In answer, Sam Coleman, representing the EPA on the dialogue committee, said the Army will be providing experts who have or are working on this specific project at Camp Minden.
“I would like to still ask that we have one of the ACWA program managers be asked to be available,” Kelley said. “I am concerned that these technical experts from the EPA think of the experts on open burn, open detonation, on incineration, and it just seems like it would be fair that we would have experts on the advanced treatment technologies providing advice and the expertise to describe those technologies and help us have the information to evaluate this technology.”
Kelley said she would keep pushing on this as the experts are not coming from the community, but rather the EPA and the Army. The community is at a disadvantage because of this, she says.
“I’m going to keep pushing on this so that we are comfortable with these experts to talk about the technologies we are interested in learning about,” she said. “I don’t mean to be difficult, but I will keep asking the difficult questions.”
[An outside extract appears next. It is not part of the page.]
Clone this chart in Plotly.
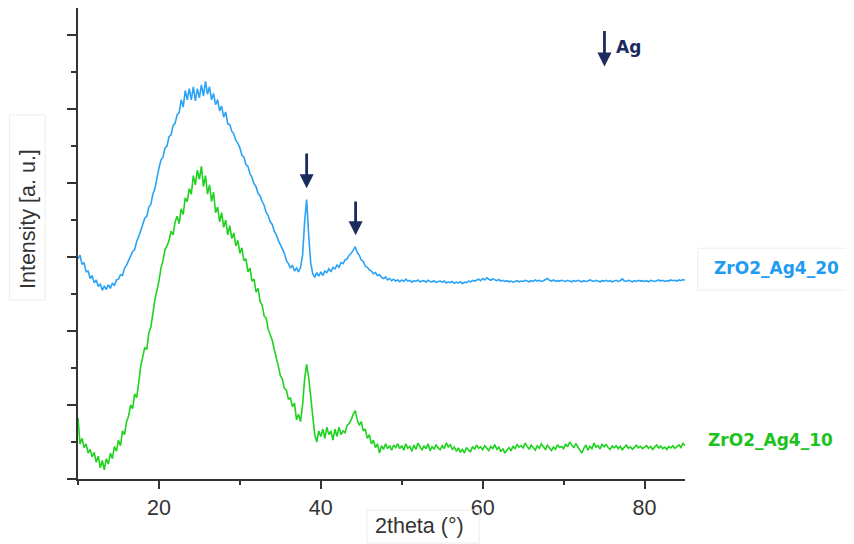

Sarno says since they just received word that morning that they’d be willing to join the committee, he has no other details to offer at this time.
The next hour and a half was spent talking about a myriad of issues related to moving forward in finding an alternative method, including key considerations for the analysis and the focus of the dialogue committee.
The next meeting will be from 11 a.m. until 1 p.m., Wednesday, Feb. 25. The technical work group will gather again to continue their discussions before meeting again with the full dialogue committee on Friday via conference call.
For the Wednesday meeting, the public can dial in at 1-866-900-8984, conference ID 92058188. On Friday, the conference ID number will be 92058899.